Honeywell International on Wednesday said it sees revenue growth next year after expected declines in 2015, despite uncertainty in some end markets.
Shares rose about 1.5% in light premarket trading.
The company said for next year it expects earnings of $6.45 to $6.70 a share and revenue to grow 4% to 6% to $39.9 billion to $40.9 billion. Analysts are expecting earnings of $6.52 a share on revenue of $39.5 billion.
Honeywell also reaffirmed its 2015 guidance for earnings of $6.10 a share on revenue of $38.5 billion, representing a 4.5% sales decline from a year earlier.
Chief Executive Dave Cote said the company has a "credible and attainable plan" to achieve the guidance issued. He said Honeywell sees supported growth in fluorine products and transportation systems, and will be cautious in sales planning in uncertain end markets.

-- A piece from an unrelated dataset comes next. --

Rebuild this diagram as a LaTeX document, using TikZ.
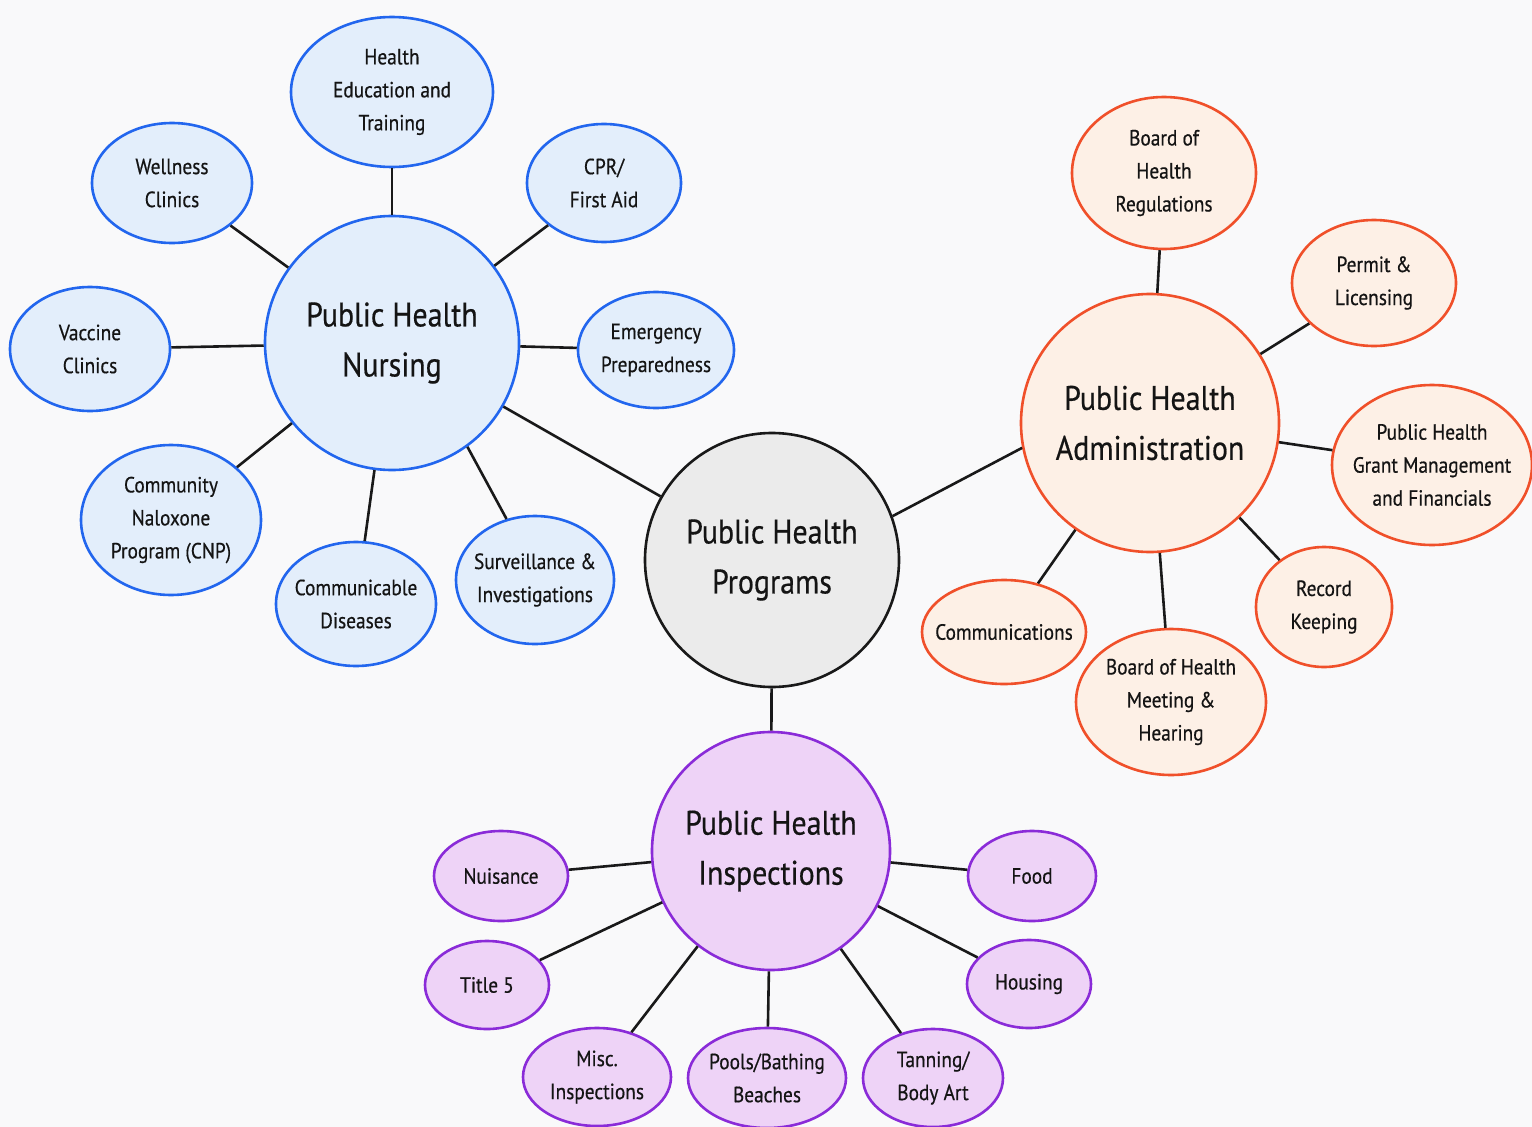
\documentclass[tikz,border=0pt]{standalone}
\usepackage{fontspec}
\setmainfont{PT Sans}[FakeStretch=0.88,FakeBold=0.5]
\usetikzlibrary{shapes.geometric}
\definecolor{bg}{HTML}{F9F9FA}
\definecolor{bluestroke}{HTML}{2266EE}
\definecolor{bluefill}{HTML}{E3EEFB}
\definecolor{orstroke}{HTML}{F0502A}
\definecolor{orfill}{HTML}{FDF0E6}
\definecolor{pustroke}{HTML}{8A2BD8}
\definecolor{pufill}{HTML}{EED3F7}
\definecolor{grfill}{HTML}{EBEBEB}
\definecolor{txt}{HTML}{141414}
\tikzset{
  hub/.style={circle, draw, line width=2.6pt, inner sep=0pt, align=center,
    text=txt, font=\fontsize{34}{50}\selectfont},
  sat/.style={ellipse, draw, line width=2.6pt, inner sep=0pt},
  sattext/.style={align=center, inner sep=0pt, text=txt,
    font=\fontsize{22}{33}\selectfont},
  bluec/.style={draw=bluestroke, fill=bluefill},
  orc/.style={draw=orstroke, fill=orfill},
  puc/.style={draw=pustroke, fill=pufill},
  link/.style={line width=2.6pt, draw=black!90},
}
\newcommand{\el}[7]{\node[sat,#6,minimum width=#3*2pt,minimum height=#4*2pt,
  label={[sattext]center:{#7}}] (#5) at (#1,#2) {};}
\begin{document}
\begin{tikzpicture}[x=1pt,y=-1pt]
\fill[bg] (0,0) rectangle (1532,1127);
\useasboundingbox (0,0) rectangle (1532,1127);
\clip (0,0) rectangle (1532,1127);

% hubs
\node[hub, draw=black!90, fill=grfill, minimum size=254pt] (prog) at (772,560) {Public Health\\Programs};
\node[hub, bluec, minimum size=254pt] (nurs) at (392,343) {Public Health\\Nursing};
\node[hub, orc, minimum size=258pt] (admin) at (1150,423) {Public Health\\Administration};
\node[hub, puc, minimum size=238pt] (insp) at (771,851) {Public Health\\Inspections};

% nursing satellites
\el{392}{92}{101}{75}{hed}{bluec}{Health\\Education and\\Training}
\el{172}{183}{80}{60}{well}{bluec}{Wellness\\Clinics}
\el{604}{183}{77}{59}{cpr}{bluec}{CPR/\\First Aid}
\el{90}{349}{80}{62}{vac}{bluec}{Vaccine\\Clinics}
\el{656}{350}{78}{58}{emer}{bluec}{Emergency\\Preparedness}
\el{171}{520}{90}{75}{cnp}{bluec}{Community\\Naloxone\\Program (CNP)}
\el{356}{604}{80}{62}{comd}{bluec}{Communicable\\Diseases}
\el{535}{580}{79}{64}{surv}{bluec}{Surveillance \&\\Investigations}

% admin satellites
\el{1164}{173}{92}{76}{bohr}{orc}{Board of\\Health\\Regulations}
\el{1374}{283}{82}{63}{perm}{orc}{Permit \&\\Licensing}
\el{1432}{465}{100}{80}{grant}{orc}{Public Health\\Grant Management\\and Financials}
\el{1324}{607}{68}{60}{rec}{orc}{Record\\Keeping}
\el{1004}{632}{82}{52}{comm}{orc}{Communications}
\el{1171}{702}{95}{73}{bohm}{orc}{Board of Health\\Meeting \&\\Hearing}

% inspection satellites
\el{501}{876}{67}{45}{nuis}{puc}{Nuisance}
\el{1032}{876}{64}{45}{food}{puc}{Food}
\el{487}{985}{62}{44}{tit}{puc}{Title 5}
\el{1029}{984}{62}{44}{hous}{puc}{Housing}
\el{597}{1077}{74}{49}{misc}{puc}{Misc.\\Inspections}
\el{767}{1078}{79}{50}{pool}{puc}{Pools/Bathing\\Beaches}
\el{933}{1078}{70}{49}{tan}{puc}{Tanning/\\Body Art}

% connectors
\draw[link] (prog) -- (nurs);
\draw[link] (prog.20.7) -- (admin.191);
\draw[link] (prog) -- (insp);
\foreach \s in {hed,well,cpr,vac,emer,cnp,comd} \draw[link] (nurs) -- (\s);
\draw[link] (nurs.-54) -- (surv.115);
\foreach \s in {bohr,perm,grant,rec,comm,bohm} \draw[link] (admin) -- (\s);
\foreach \s in {nuis,food,tit,hous,misc,pool,tan} \draw[link] (insp) -- (\s);
\end{tikzpicture}
\end{document}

Mr. Cote also pointed to expected contributions from recent acquisitions.
Honeywell has done 84 acquisitions in the 13 years under Mr. Cote, adding about $12 billion in annual sales and ending up with a stable of about 65 different brands. The company in October said it signed an agreement to acquire the Germany-based research chemical business of Sigma-Aldrich Corp., a U.S. supplier of laboratory testing materials, in a deal worth EUR105 million (about $119.5 million).